In terms of job scheduling, it will certainly be extremely useful to know the (approximate) CPU time ranges. However, unless and until we get some form of checkpointing running, one would also need the facility within the Pipeline to customize the job run time on a per-stream basis. Otherwise, we are in the same situation as now: send all jobs to the same, maximum time queue. And/or we arbitrarily make a cut so that any phoSim that requires > NN hours of CPU is simply not attempted.

cwwalter commented 8 years ago

I haven't had time to actually play with this yet but at NERSC they have:

http://slurm.schedmd.com/checkpoint_blcr.html

As far as I can tell this is done at a system/kernel level so you don't have to change the actual code.
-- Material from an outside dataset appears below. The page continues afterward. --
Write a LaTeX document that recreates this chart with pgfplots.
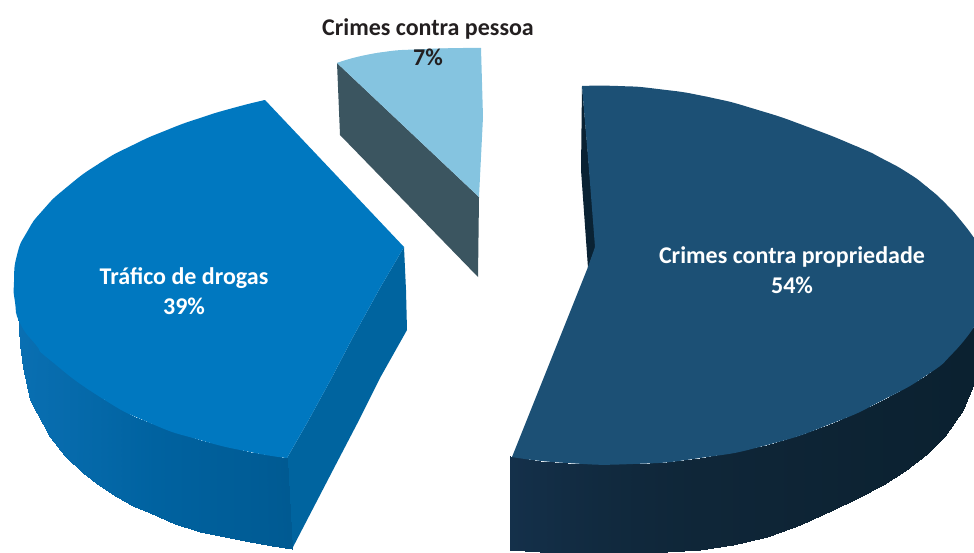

TomGlanzman commented 8 years ago

I tried exercising checkpointing a couple of years ago at NERSC but wound up frustrated because carver did not support this feature. Now, with both a new architecture (cori) and batch system (slurm) it is probably worth trying again...
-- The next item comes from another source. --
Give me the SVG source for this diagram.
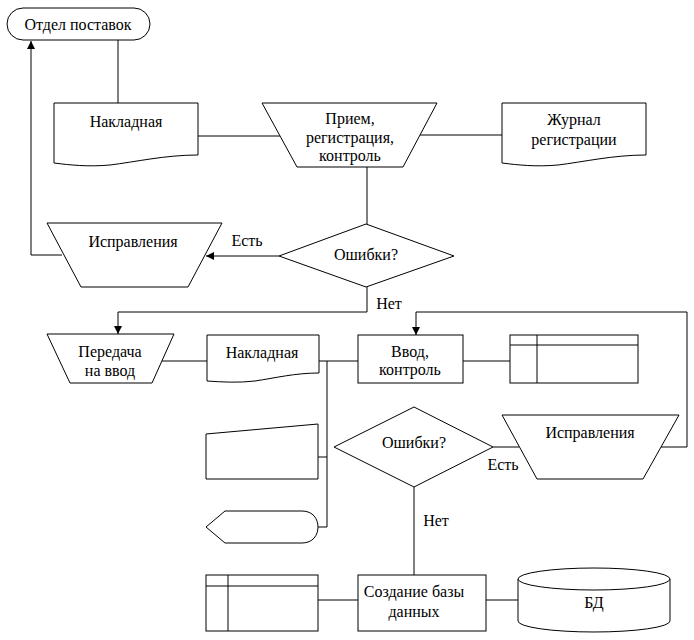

tony-johnson commented 8 years ago

However, unless and until we get some form of checkpointing running, one would also need the facility > within the Pipeline to customize the job run time on a per-stream basis.

@TomGlanzman, this feature has been built into the workflow engine since day one, as is used extensively in the EXO data processing. There should be no problem using this with your phosim task.

cwwalter commented 8 years ago

@tony-johnson are you referring to BLCR? Do you have any simple examples of how to use it in a slurm file?

tony-johnson commented 8 years ago

@cwwalter no sorry, I was referring to Tom Glanzman's post above yours concerning using the CPU time estimate to set the time required for a batch job. (GitHub needs to add threaded conversations).

The blcr does look quite interesting, I read the FAQs linked from the page you referenced above and it certainly seems as if it might be usable.

jchiang87 commented 8 years ago

This seems to have been addressed by the hack day project at #177 and #178. I'll open a new issue for Phil's proposed PhoSimPredictor class.